LES ENTREPRISES PRENNENT-ELLES DE NOUVEAU CONSCIENCE DE LEUR APPARTENANCE NATIONALE ?

Pierre-André DE CHALENDAR défend deux idées fortes :

- il n’y a pas d’entreprise globale ;

- le politique l’emporte toujours face à l’économie, quand il décide de l’emporter ;

C’est l’Etat, non les entreprises, qui détient la puissance et fixe donc les règles du jeu (règles d’extraterritorialité, sanctions, etc.).

 

QUELLES INFLEXIONS DANS LES STRATÉGIES DES ENTREPRISES FACE À CES ÉVOLUTIONS ? 

Pierre-André DE CHALENDAR rappelle qu’en fonction du secteur d’activité, les entreprises ont des business model très différents. Mais globalement, face au retour de la géopolitique les entreprises réorganisent leurs chaînes de valeur, puisque opérer sur certains territoires leur ferme l’accès à d’autres. Parallèlement, afin d’amortir les chocs, elles cherchent également à diversifier leurs fournisseurs pour ne pas dépendre d’une seule zone géopolitique, quitte à renoncer à la minimisation des coûts de production. Par exemple, Saint-Gobain s’est aperçu lors de la catastrophe de Fukushima en 2011 que tous ses polymères provenaient du Japon et a alors entrepris de chercher d’autres approvisionnements.

 

LES INTERETS DES ENTREPRISES ET DES ETATS SONT-ILS CONVERGENTS ? QUEL EST L’IMPACT DES POLITIQUES INDUSTRIELLES DES PAYS SUR LEURS CHOIX STRATEGIQUES ?

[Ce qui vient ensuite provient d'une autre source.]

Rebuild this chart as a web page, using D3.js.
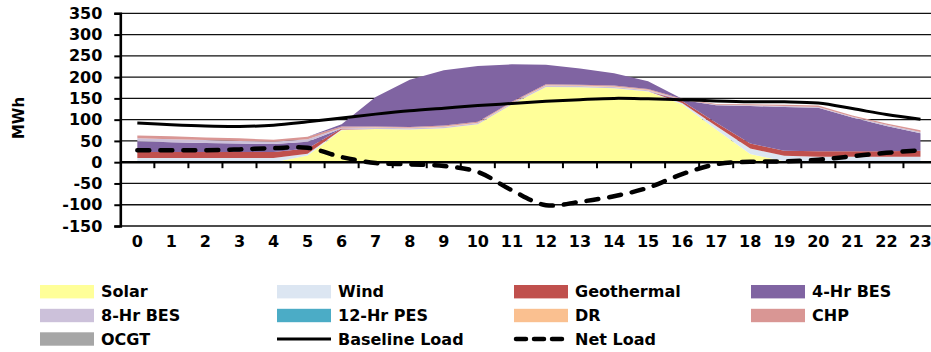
<!DOCTYPE html>
<html><head><meta charset="utf-8">
<script src="https://cdn.jsdelivr.net/npm/d3@7"></script>
<style>
html,body{margin:0;padding:0;background:#fff;}
svg{display:block;}
text{font-family:"DejaVu Sans",sans-serif;font-weight:bold;fill:#000;}
</style></head>
<body>
<svg id="chart" width="931" height="352"></svg>
<script>
// ---------------- data ----------------
const hours = d3.range(0, 24).map(String);
const solar      = [0,0,0,0,0,16,75,78,77,80,89,136,177,176,174,166,136,77,19,2,0,0,0,0];
const wind       = [10,10,10,10,10,4,2,0,0,0,0,0,0,0,0,1,3,8,13,13,13,13,13,13];
const geothermal = [14,14,14,14,14,12,2,0,0,0,0,0,0,0,0,0,5,8,12,12,13,13,13,14];
const bes4       = [25,23,21,20,19,16,0,0,0,0,0,0,0,0,0,0,2,41,88,103,102,79,59,41];
const bes8       = [7,7,7,6,5,6,2,3,3,3,3,3,3,3,3,2,1,1,2,2,2,2,3,3];
const pes12      = [0,0,0,0,0,0,0,0,0,0,0,0,0,0,0,0,0,0,0,0,0,0,0,0];
const dr         = [0,0,0,0,0,0,0,1,1,1,1,1,1,1,1,1,0,0,0,0,0,0,0,0];
const chp        = [7,7,6,6,5,6,3,2,2,2,2,2,2,2,2,2,2,2,2,3,3,3,3,4];
const ocgt       = [0,0,0,0,0,0,0,0,0,0,0,0,0,0,0,0,0,0,0,0,0,0,0,0];
const bes4Charge = [0,0,0,0,0,0,5,69,111,130,131,88,46,38,29,18,0,0,0,0,0,0,0,0];
const baselineLoad = [92,88,85,84,87,95,104,113,121,127,133,138,143,147,150,149,147,144,142,142,139,126,112,101];
const netLoad      = [28,28,28,30,33,34,12,-2,-5,-9,-23,-66,-101,-93,-80,-60,-28,-5,1,2,6,14,22,28];
const yTicks = [-150,-100,-50,0,50,100,150,200,250,300,350];

const seriesNames  = ["Solar","Wind","Geothermal","4-Hr BES","8-Hr BES","12-Hr PES","DR","CHP","OCGT"];
const seriesColors = ["#FFFF99","#DCE6F2","#C0504D","#8064A2","#CCC1DA","#4BACC6","#FAC090","#D99694","#A6A6A6"];
const lineNames = ["Baseline Load","Net Load"];

// ---------------- build table ----------------
const seriesArrays = [solar, wind, geothermal, bes4, bes8, pes12, dr, chp, ocgt, bes4Charge];
const keys = ["Solar","Wind","Geothermal","4-Hr BES","8-Hr BES","12-Hr PES","DR","CHP","OCGT","4-Hr BES charge"];
const colorOf = k => k === "4-Hr BES charge" ? seriesColors[3] : seriesColors[seriesNames.indexOf(k)];
const table = hours.map((h, i) => {
  const row = {hour: h};
  keys.forEach((k, j) => row[k] = seriesArrays[j][i]);
  return row;
});

// ---------------- scales ----------------
const svg = d3.select("#chart");
const pLeft = 120.3, pRight = 937.5, pTop = 13.3, pBottom = 226;
const x = d3.scaleBand().domain(hours).range([pLeft, pRight]).paddingInner(0).paddingOuter(0);
const cx = h => x(h) + x.bandwidth() / 2;
const y = d3.scaleLinear().domain([-150, 350]).range([pBottom, pTop]);

// gridlines
svg.append("g").selectAll("line").data(yTicks).join("line")
  .attr("x1", pLeft).attr("x2", pRight)
  .attr("y1", d => y(d)).attr("y2", d => y(d))
  .attr("stroke", "#111").attr("stroke-width", 1.3);

// stacked areas
const stack = d3.stack().keys(keys);
const stacked = stack(table);
const area = d3.area()
  .x(d => cx(d.data.hour))
  .y0(d => y(d[0])).y1(d => y(d[1]));
svg.append("g").selectAll("path").data(stacked).join("path")
  .attr("d", area)
  .attr("fill", d => colorOf(d.key));

// zero axis with category tick marks
svg.append("line").attr("x1", pLeft).attr("x2", pRight)
  .attr("y1", y(0)).attr("y2", y(0)).attr("stroke", "#000").attr("stroke-width", 2.6);
svg.append("g").selectAll("line").data(hours.slice(1)).join("line")
  .attr("x1", d => x(d)).attr("x2", d => x(d))
  .attr("y1", y(0)).attr("y2", y(0) + 6)
  .attr("stroke", "#000").attr("stroke-width", 2);

// lines
const line = d3.line().curve(d3.curveCatmullRom.alpha(0.5));
svg.append("path")
  .attr("d", line(baselineLoad.map((v, i) => [cx(hours[i]), y(v)])))
  .attr("fill", "none").attr("stroke", "#000").attr("stroke-width", 3);
svg.append("path")
  .attr("d", line(netLoad.map((v, i) => [cx(hours[i]), y(v)])))
  .attr("fill", "none").attr("stroke", "#000").attr("stroke-width", 4.5)
  .attr("stroke-dasharray", "12,11").attr("stroke-linecap", "round");

// y axis
const yAxis = d3.axisLeft(y).tickValues(yTicks).tickSize(6).tickPadding(12)
  .tickFormat(d => d < 0 ? "-" + Math.abs(d) : String(d));
const gy = svg.append("g").attr("transform", `translate(${pLeft},0)`).call(yAxis);
gy.select(".domain").attr("stroke", "#000").attr("stroke-width", 2.6);
gy.selectAll(".tick line").attr("stroke", "#000").attr("stroke-width", 2);
gy.selectAll(".tick text").style("font-size", "16px").style("font-family", "DejaVu Sans").style("font-weight", "bold").attr("fill", "#000");

// x labels
const xAxis = d3.axisBottom(x).tickSize(0).tickPadding(10);
const gx = svg.append("g").attr("transform", `translate(0,${pBottom})`).call(xAxis);
gx.select(".domain").remove();
gx.selectAll(".tick text").style("font-size", "16px").style("font-family", "DejaVu Sans").style("font-weight", "bold").attr("fill", "#000");

// y title
svg.append("text").attr("transform", "translate(24,118) rotate(-90)")
  .attr("text-anchor", "middle").style("font-size", "15px").text("MWh");

// legend
const legendItems = seriesNames.map((n, i) => ({name: n, type: "area", color: seriesColors[i]}))
  .concat([{name: lineNames[0], type: "solid"}, {name: lineNames[1], type: "dash"}]);
const colX = [40, 277, 514, 751];
const rowY = [291.7, 315.5, 339];
const lg = svg.append("g").selectAll("g").data(legendItems).join("g")
  .attr("transform", (d, i) => `translate(${colX[i % 4]},${rowY[Math.floor(i / 4)]})`);
lg.filter(d => d.type === "area").append("rect")
  .attr("x", 0).attr("y", -6.7).attr("width", 54).attr("height", 13.4).attr("fill", d => d.color);
lg.filter(d => d.type === "solid").append("line")
  .attr("x1", 0).attr("x2", 54).attr("y1", 0).attr("y2", 0).attr("stroke", "#000").attr("stroke-width", 3);
lg.filter(d => d.type === "dash").append("line")
  .attr("x1", 2).attr("x2", 54).attr("y1", 0).attr("y2", 0).attr("stroke", "#000").attr("stroke-width", 4.5)
  .attr("stroke-dasharray", "10,8").attr("stroke-linecap", "round");
lg.append("text").attr("x", 61).attr("y", 0).attr("dy", "0.36em")
  .style("font-size", "16px").text(d => d.name);
</script>
</body></html>
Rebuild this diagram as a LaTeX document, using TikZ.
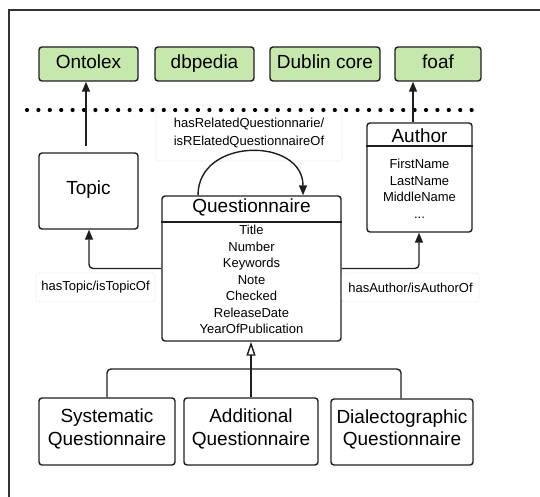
\documentclass[tikz,border=0pt]{standalone}
\usepackage{fontspec}
\setmainfont{Liberation Sans}
\usetikzlibrary{arrows.meta}
\definecolor{vocgreen}{RGB}{199,232,172}
\definecolor{edge}{RGB}{30,30,30}
\definecolor{framegray}{RGB}{50,50,50}
\tikzset{
  box/.style={draw=edge, line width=1.4pt, rounded corners=3pt, inner sep=0pt},
  vocab/.style={box, fill=vocgreen, minimum height=34pt,
    font=\fontsize{19}{22}\selectfont, text height=13.6pt, text depth=5pt},
  classbox/.style={box, align=center, font=\fontsize{19}{22.5}\selectfont},
  headtext/.style={font=\fontsize{19}{22}\selectfont, inner sep=0pt, anchor=base},
  attrtext/.style={font=\fontsize{13}{16.5}\selectfont, align=center, inner sep=0pt, anchor=north},
  edgelabel/.style={draw=gray!30, densely dotted, line width=0.6pt, rounded corners=3pt,
    inner sep=0pt, align=center, font=\fontsize{13}{18}\selectfont},
  link/.style={draw=edge, line width=1.4pt, -{Triangle[length=10pt,width=8pt]}},
  isa/.style={draw=edge, line width=1.4pt, -{Triangle[open,length=14pt,width=9pt,line width=1.4pt]}},
}
\begin{document}
\begin{tikzpicture}[x=1pt,y=-1pt]
\useasboundingbox (0,0) rectangle (540,497);
% page frame (top and left edges)
\draw[framegray, line width=1.2pt] (540,10) -- (9,10) -- (9,497);

% external vocabularies
\node[vocab, minimum width=99pt]  (ont)  at (88.5,64) {Ontolex};
\node[vocab, minimum width=99pt]  (dbp)  at (204.5,64) {dbpedia};
\node[vocab, minimum width=110pt] (dub)  at (325,64) {Dublin core};
\node[vocab, minimum width=86pt]  (foaf) at (438,64) {foaf};

% relation label behind the dotted separator
\node[edgelabel, minimum width=186pt, minimum height=56pt] (rellbl) at (249,133)
  {hasRelatedQuestionnarie/\\isRElatedQuestionnaireOf};

% separator between vocabularies and the model
\coordinate (sepL) at (27,110);
\coordinate (sepR) at (482,110);
\draw[black, line width=4.2pt, line cap=round, dash pattern=on 0pt off 11.4pt] (sepL) -- (sepR);

% Topic
\node[classbox, minimum width=99pt, minimum height=76pt, text height=13.6pt, text depth=6pt]
  (topic) at (88.5,191) {Topic};

% Author
\node[box, minimum width=105pt, minimum height=109pt] (author) at (419.5,177.5) {};
\draw[edge, line width=1.4pt] (author.west |- 0,146) -- (author.east |- 0,146);
\node[headtext] (authorhead) at (419.5,142.5) {Author};
\node[attrtext] (authorattr) at (419.5,159.2)
  {FirstName\\LastName\\MiddleName\\...};

% Questionnaire
\node[box, minimum width=179pt, minimum height=145pt] (quest) at (251.5,268.5) {};
\draw[edge, line width=1.4pt] (quest.west |- 0,222) -- (quest.east |- 0,222);
\node[headtext] (questhead) at (251.5,212) {Questionnaire};
\node[attrtext] (questattr) at (251.5,225.3)
  {Title\\Number\\Keywords\\Note\\Checked\\ReleaseDate\\YearOfPublication};

% subclasses
\node[classbox, minimum width=136pt, minimum height=67pt, text depth=9pt] (sys) at (107,431.5)
  {Systematic\\Questionnaire};
\node[classbox, minimum width=134pt, minimum height=67pt, text depth=9pt] (add) at (251,431.5)
  {Additional\\Questionnaire};
\node[classbox, minimum width=142pt, minimum height=66pt, text depth=9pt] (dia) at (402,432)
  {Dialectographic\\Questionnaire};

% relation labels
\node[edgelabel, minimum width=119pt, minimum height=29pt] (topiclbl) at (95.5,287.5)
  {hasTopic/isTopicOf};
\node[edgelabel, minimum width=137pt, minimum height=29pt] (authorlbl) at (410.5,287.5)
  {hasAuthor/isAuthorOf};

% links to vocabularies
\draw[link, shorten <=6pt] (topic.north -| 86,0) -- (ont.south -| 86,0);
\draw[link] (author.north -| 413,0) -- (foaf.south -| 413,0);

% object properties
\draw[link, rounded corners=4pt] (quest.west) -| (topic.south -| 89,0);
\draw[link, rounded corners=4pt] (quest.east) -| (author.south -| 419,0);
\draw[link] (quest.north -| 198,0) .. controls (198,137) and (303,137) .. (quest.north -| 303,0);

% generalisation
\coordinate (junc) at (251,369);
\draw[edge, line width=1.4pt, rounded corners=4pt] (sys.north) |- (junc) -| (dia.north -| 401,0);
\draw[isa] (add.north) -- (quest.south -| add.north);
\end{tikzpicture}
\end{document}
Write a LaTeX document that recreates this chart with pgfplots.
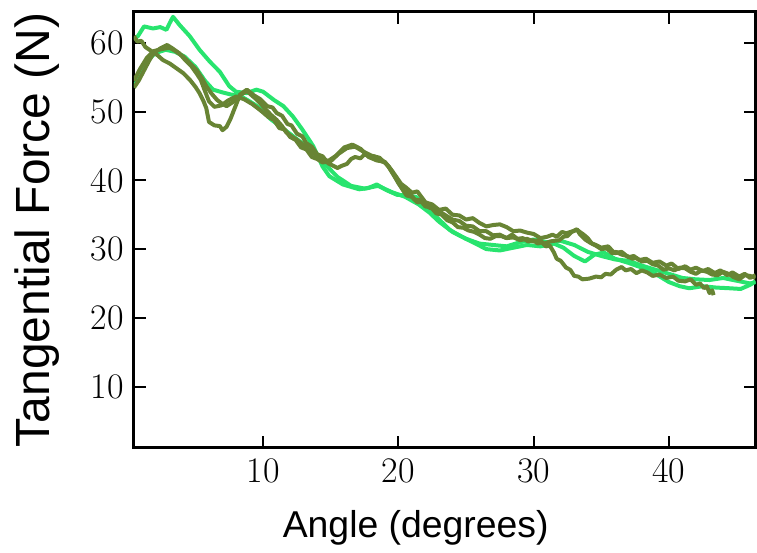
\documentclass[border=0pt]{standalone}
\usepackage{fontspec}
\usepackage{pgfplots}
\pgfplotsset{compat=1.18}
\usetikzlibrary{calc}
\newfontfamily\arialfont{Liberation Sans}
\definecolor{brightg}{RGB}{40,228,110}
\definecolor{oliveg}{RGB}{104,132,52}
\begin{document}
\begin{tikzpicture}
\begin{axis}[
  name=ax,
  scale only axis=true,
  width=311pt, height=218pt,
  xmin=0.45, xmax=46.4, ymin=1.1, ymax=64.5,
  xtick={10,20,30,40}, ytick={10,20,30,40,50,60},
  tick align=inside,
  major tick length=6pt,
  every tick/.style={black, line width=1pt},
  axis line style={black, line width=1.5pt},
  /pgf/number format/assume math mode=true,
  ticklabel style={font=\fontsize{18}{20}\selectfont},
  xticklabel style={yshift=-2pt},
  yticklabel style={xshift=-1.5pt},
  xlabel={Angle (degrees)},
  ylabel={Tangential Force (N)},
  every axis x label/.style={at={(axis description cs:0.4534,-0.2064)}, anchor=base, font=\arialfont\fontsize{18.7}{20}\selectfont},
  every axis y label/.style={at={(axis description cs:-0.135,0.5)}, rotate=90, anchor=base, font=\arialfont\fontsize{24}{26}\selectfont},
  every axis plot/.append style={line width=2pt, line join=round, no markers},
  clip=true,
]
% bright A
\addplot[color=brightg] coordinates {
(0.45,60.5)(0.75,61)(1.2,62.4)(1.86,62.1)(2.4,62.3)(2.85,61.9)(3.1,62.9)(3.34,63.8)(3.83,62.6)(4.57,61)(5.3,59)(6.05,57.3)(6.8,55.8)(7.5,53.7)(8.0,52.9)(8.8,52.7)(9.5,53.2)(10,52.9)(10.8,51.7)(11.5,50.8)(12.2,49.3)(12.9,47.4)(13.7,45)(14.4,42)(14.9,40.6)(15.9,39.4)(17.1,38.7)(17.8,38.9)(18.4,39.4)(19.1,38.6)(19.9,37.9)(20.6,37.8)(21.3,37.6)(22.2,36)(22.8,34.7)(23.8,32.8)(24.5,32)(25.5,31)(26.5,30)(27.5,29.8)(28.5,30.2)(29.5,30.6)(30.5,30.4)(31.5,30.8)(32.2,30.2)(33,29)(33.8,28.2)(34.5,29.2)(35.2,29.5)(36,28.6)(37,28)(38,27.3)(39,26.4)(40,25.2)(40.8,24.6)(41.5,24.3)(42.5,24.6)(43.5,24.4)(44.5,24.3)(45.3,24.2)(46,24.8)(46.4,25.3)
};
% bright B
\addplot[color=brightg] coordinates {
(0.45,53.5)(0.9,55.5)(1.3,57)(2,58.5)(2.8,59)(3.5,58.7)(4.2,58)(5,56.5)(5.7,54.5)(6.3,53.2)(7,52.8)(7.6,52.5)(8.3,52.3)(9,51.5)(9.8,50.5)(10.5,49)(11.5,47.5)(12.5,46)(13.5,44.5)(14.5,42.5)(15.5,40.5)(16.5,39.2)(17.5,38.8)(18.5,39.2)(19.5,38.3)(20.5,37.6)(21.5,36.5)(22.3,35.3)(23,34)(24,32.5)(25,31.5)(26,30.8)(27,30.6)(28,30.4)(29,31)(30,31.4)(31,31)(32,31.2)(33,30.6)(34,29.6)(35,29)(36,28.5)(37,28.3)(38,27.6)(39,27)(40,26.4)(41,25.8)(42,25.6)(43,25.5)(44,25.8)(45,25.4)(46,25)(46.4,25.2)
};
% olive 1
\addplot[color=oliveg] coordinates {
(0.45,61)(0.7,60.2)(1,60.3)(1.3,59.4)(1.6,59)(2.2,58.2)(2.6,57.5)(3.1,57)(3.6,56.3)(4.1,55.6)(4.6,54.6)(5,53.6)(5.3,52.7)(5.6,51.5)(5.8,50.5)(6,48.5)(6.4,48)(6.8,47.9)(7.0,47.3)(7.3,47.8)(7.6,49)(7.9,50.5)(8.3,52.5)(8.8,53.2)(9.3,52.4)(9.8,51.8)(10.3,50.8)(10.7,50.6)(11,49.8)(11.4,49.4)(11.8,48.2)(12.1,48)(12.5,46.8)(12.9,46.4)(13.2,45.4)(13.6,44.9)(14,43.8)(14.4,43.5)(14.8,42.5)(15.1,42.2)(15.5,41.8)(15.8,42.1)(16.2,42.4)(16.5,43.1)(16.8,43.4)(17.2,43.2)(17.5,43.8)(17.9,43.4)(18.2,43.5)(18.6,42.9)(19,42.6)(19.3,42)(19.6,41.2)(20.2,39.5)(20.6,38.9)(21,38.2)(21.4,38.4)(22,36.8)(22.5,36.5)(23,35.7)(23.5,35.9)(24,35)(24.5,34.9)(25,34.3)(25.5,34.5)(26,33.8)(26.5,33.3)(27,33.5)(27.5,33.6)(28,33.2)(28.5,32.6)(29,32.7)(29.5,32.4)(30,32.2)(30.5,31.6)(31,31.8)(31.4,32.1)(31.7,31.8)(32.1,32.5)(32.4,32.3)(32.9,32.6)(33.2,32.9)(33.4,32.2)(33.8,31.4)(34.2,30.9)(34.6,30.6)(35,30.2)(35.5,30.4)(36,29.4)(36.5,29.6)(37,28.8)(37.4,29)(37.8,28.4)(38.3,28.6)(38.8,28)(39.3,28.2)(39.8,27.6)(40.2,27.9)(40.7,27.1)(41.2,27.5)(41.6,27)(42,27.3)(42.5,26.8)(42.9,27.1)(43.4,26.5)(43.8,26.9)(44.3,26.2)(44.7,26.6)(45.2,26)(45.6,26.4)(46,25.8)(46.4,26.2)
};
% olive 2
\addplot[color=oliveg] coordinates {
(0.45,53.5)(0.8,54.5)(1.2,56)(1.6,57.5)(1.9,58.5)(2.4,59.2)(2.9,59.7)(3.3,59.2)(3.8,58.5)(4.2,57.6)(4.7,56.6)(5.1,55.5)(5.4,54.6)(5.7,53)(6,51.5)(6.4,50.7)(6.9,50.9)(7.4,51.6)(8,52.2)(8.6,51.8)(9.2,51.1)(9.8,50.2)(10.4,49.2)(10.8,48.8)(11.2,47.6)(11.6,47.4)(12,46.3)(12.4,45.9)(12.8,44.8)(13.2,44.5)(13.6,43.4)(14,43.1)(14.4,42.6)(15,42.8)(15.6,43.9)(16.2,44.7)(16.8,44.9)(17.4,44.2)(18,43.6)(18.6,43.3)(19.2,42.2)(19.8,40.3)(20.4,38.5)(20.8,38.2)(21.2,37.2)(21.6,37.1)(22,36.2)(22.4,36.1)(22.8,35.2)(23.2,35)(23.6,34.2)(24,33.9)(24.4,33.2)(24.8,33.1)(25.2,32.7)(25.6,32.5)(26,32.1)(26.4,31.6)(26.8,31.5)(27.2,31.9)(27.6,31.9)(28,31.6)(28.4,32.1)(28.8,31.5)(29.2,31.6)(29.6,31.1)(30,31.3)(30.3,30.8)(30.6,31)(30.9,30.4)(31.2,30.5)(31.5,29.5)(31.7,28.6)(32,28.3)(32.4,27.3)(32.7,27)(33,26.1)(33.3,26)(33.6,25.6)(34.1,25.7)(34.6,26)(35,25.9)(35.3,26.4)(35.7,26.3)(36.1,27)(36.5,27.4)(36.8,26.9)(37.2,27.1)(37.6,26.5)(38,26.9)(38.4,26.6)(38.8,26.1)(39.3,26.3)(39.8,25.8)(40.3,26)(40.7,25.4)(41.2,25.3)(41.6,25.6)(42,24.8)(42.3,25)(42.6,24.3)(42.8,24.6)(43,23.6)(43.2,24)(43.3,23.3)
};
% olive 3
\addplot[color=oliveg] coordinates {
(0.45,54.5)(0.9,56.2)(1.4,57.8)(1.9,58.8)(2.5,59.1)(3.1,59.3)(3.6,58.7)(4.1,58)(4.6,57)(5.1,56)(5.5,54.8)(5.8,53.7)(6.2,52.6)(6.6,51.7)(7,51.1)(7.3,50.8)(7.7,51.3)(8,51.8)(8.4,52.5)(8.8,53)(9.2,52.3)(9.5,51.8)(9.9,51)(10.2,50.3)(10.6,49.5)(11,48.8)(11.4,47.9)(11.7,47)(12.1,46.4)(12.5,45.9)(13.2,44.8)(14,43.5)(14.8,42.8)(15.4,43.6)(16,44.8)(16.6,45.2)(17.2,44.6)(17.8,43.4)(18.4,42.9)(19,42.7)(19.5,41.4)(20,39.6)(20.6,37.8)(21,37.6)(21.4,36.8)(21.8,36.9)(22.3,36)(22.7,35.9)(23.1,35.4)(23.5,34.9)(24,34.3)(24.5,34.1)(25,33.4)(25.5,33.3)(26,32.6)(26.5,32.6)(27,32)(27.5,32.1)(28,31.6)(28.5,31.7)(29,31.3)(29.5,31.5)(30,31.1)(30.4,31.3)(30.8,30.8)(31.2,31.1)(31.5,31.2)(31.9,31.3)(32.2,31.8)(32.5,31.9)(32.8,32.5)(33.2,32.8)(33.7,32.1)(34,31.6)(34.3,30.8)(34.6,30.5)(35,30)(35.4,30.1)(35.8,29.4)(36.1,29.6)(36.5,29.2)(36.9,29)(37.3,28.6)(37.6,28.7)(38,28.2)(38.4,28.3)(38.8,27.8)(39.2,27.6)(39.6,27)(40,27.2)(40.4,26.9)(40.8,27.3)(41.2,27.2)(41.6,26.7)(42,26.4)(42.4,26.9)(42.8,26.7)(43.2,26.3)(43.6,26.2)(44,26.7)(44.4,26.4)(44.8,25.9)(45.2,25.6)(45.6,26.2)(46,26.1)(46.4,25.8)
};
\end{axis}
\pgfresetboundingbox
\path[use as bounding box] ($(ax.south west)+(-67pt,-52.5pt)$) rectangle ($(ax.north east)+(0.75pt,6pt)$);
\end{tikzpicture}
\end{document}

Les entreprises obéissent à des objectifs économiques, qui peuvent engendrer des tensions avec les intérêts politiques des Etats. La question de la relocalisation de la production pour assurer la souveraineté en est un exemple. Mais selon Pierre-André DE CHALENDAR il est illusoire de penser la souveraineté de l’Etat en termes d’autosuffisance. La souveraineté, du moins pour la France et l’Europe, revient à être assez fort dans certains domaines pour obtenir des autres pays ce dont on manque. Pour renforcer sa souveraineté, un Etat doit donc adopter une stratégie semblable à celle des entreprises : développer des atouts dont les autres acteurs ont besoin et ainsi compenser ses points faibles. 

 

Y A-T-IL UN RISQUE DE DÉCROCHAGE DE L’UNION EUROPÉENNE, INSUFFISAMMENT INTERVENTIONNISTE ? COMMENT LES ENTREPRISES EUROPEENNES FONT-ELLES FACE A DES REGLES QUI NE LEUR SONT PAS FAVORABLES ? 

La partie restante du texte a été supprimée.